The state commission recommended that further work on manned Mars expeditions be deferred indefinitely. However Soviet development of nuclear-thermal propulsion was allowed to continue. Although Glushko abandoned, the technology, NPO Luch began tests of prototype Kosberg engines at a test stand 50 km Southwest of Semipalatinsk-21 in 1971. Tests continued there through 1978. Simultaneously a more elaborate facility was built 65 km south of Semipalatinsk-21 for comprehensive tests of the Baikal-1 prototype engine. Thirty simulated flights were conducted from 1970 to 1988 without failure. It was eventually proposed that two engines would be derived from this work: the RD-0410, a 'minimum' engine, of 3.5 metric tons thrust; and later the RD-0411, a 70 metric ton thrust engine.

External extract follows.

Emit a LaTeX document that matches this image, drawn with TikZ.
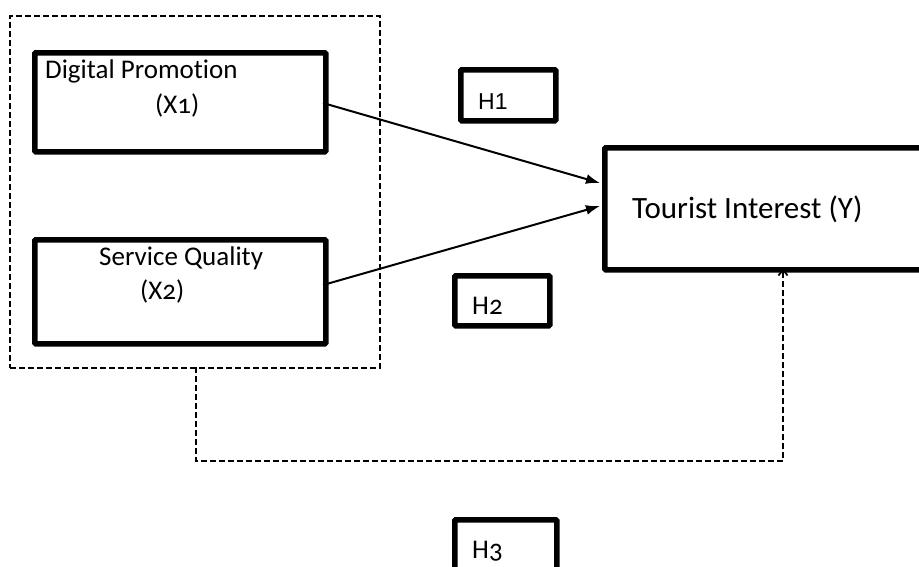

By 1989 work on both nuclear electric and nuclear thermal propulsion included bimodal use of the nuclear reactors to provide electrical power during dormant or ballistic cruise phases of flight. In the case of nuclear thermal engines this meant addition of a Brayton cycle turbine using xenon-helium coolant. A nuclear thermal Mars spacecraft proposed by the Kurchatov Institute in 1989 featured a new design powerplant of 20,000 kgf, a thermal power of 1200 MW, operating time of 5 hours, and a specific impulse of between 815 and 927 seconds. During cruise operations the turbine would provide 50-200 kW of electric power, requiring 600 square meters of radiators at the end of the spacecraft. Total mass of this combination power plant was estimated to be 50 to 70 metric tons.

The collapse of the Soviet Union ended further development work on nuclear thermal propulsion.